Section III: Reading Comprehension – 15 multiple choice/fill-in Spanish, covering the main points of the chapter – from Mira’s Treasure Chest
Section IV: Personalized Reading – I made three charts on big chart paper, one for each main character: Raquel, Henry Morgan, and Antonio Medina. I wrote six “I” statements on each chart (in bold marker) from each character’s point of view:
Soy rebelde. (I am a rebel/rebellious.)
Mi familia me importa. (My family is important to me.)
Tengo un novio. (I have a boyfriend.)
A mi me gustan las aventuras y la acción. (I like adventure and action.)
Quiero ir a España. (I want to go to Spain.)
Mi papá no me permite ir a España. (My father won’t let me go to Spain.)
Henry Morgan: Yo:
Soy talentoso/a. (I am talented.)
La gente me tiene terror. (People are terrified of me.)
Soy agresivo/a. (I am agressive.)
Quiero más dinero. (I want more money.)
Soy inglés. (I am English.)
A mi me gusta el mar. (I like the sea. To me the sea is pleasing.)
Antonio Medina Yo:
Soy arrogante. (I am arrogant.)
Pienso que soy más inteligente que otras personas. (I think I am smarter than other people.)
Soy español. (I am Spanish.)
Tengo mucha experiencia en la navegación. (I have lots of navigation experience.)
A mi me importa mucho el dinero. (Money is very important to me.)
Tengo una novia. (I have a girlfriend.)
I pinned the charts to the bulletin board outside my door. As the students finished Section III and turned it in, the went outside in the hall where they read each item and decided whether or not they shared that characteristic with the character. Then, they wrote their initials next to the statements with which they agreed. They really liked this activity. There was much chatter and laughter during the task. It provided a good physical break during the test. I didn’t tell them, but, of course, this section was not graded. I walked out several times to watch them. It was a kick to see them so personally engaged with the text. I suppose you could say that there was a lot of “negotiation of meaning” among the kids in English. Yes, they read the items in Spanish. Then, there was much discussion about their personal experiences or points of view. During the discussions, much meaning was clarified—but not all.
On the items “Soy español” and “Soy inglés.” we ended up talking the next day about what those really mean (not that you speak the language). Interesting.

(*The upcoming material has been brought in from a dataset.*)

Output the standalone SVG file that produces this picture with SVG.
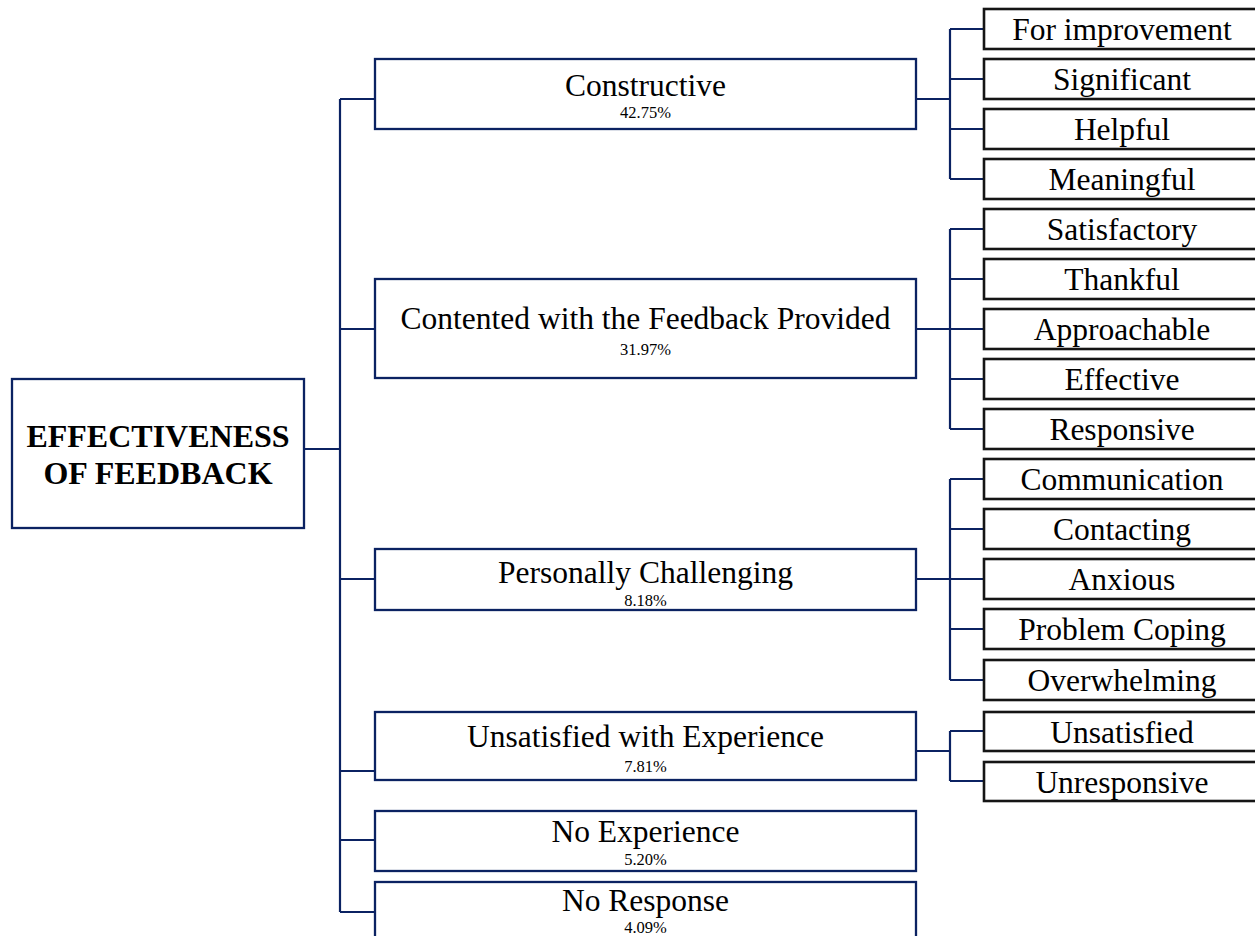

Section V: When they came in from the hallway, they chose a picture of one of the main characters (copied 3×4 approx) and a 9×12 piece of white construction paper. Their job was to make an artistic interpretation with symbols and words/phrases in Spanish to show their knowledge of the character. They took them home to finish, but got started in class. They could use their notes for ideas (reading, once again!)
I will take some pictures of these and post them later. Pretty cool.
I will discuss how I believe this quiz differentiated assessment in some ways. Want to post this, so I will now–even though I’m really not finished.
I rarely do games with my kids. Deep inside, I see games as time wasters, almost void of CI, and a way for me to avoid the effort of real CI teaching. Since the kids don’t have to think very much and the very vocal, high acquirers believe they will win, the student clamor was very loud to “play a game”. I gave in. We played Around the World with the vocabulary and structures on their Capítulo Uno sheet. Many of the kids were in heaven. The quiet slower ones were probably not. Interestingly enough, one of my quietest kids slashed a sword swath of word smartness across the class that left a few people bleeding–figuratively speaking. He was amazing–really knew his stuff. His status in the class rose along with a fragile social self concept, at least for a little while.
I still think games are time wasters, but I got a break from planning and executing fascinating, differentiated lessons for 15 minutes.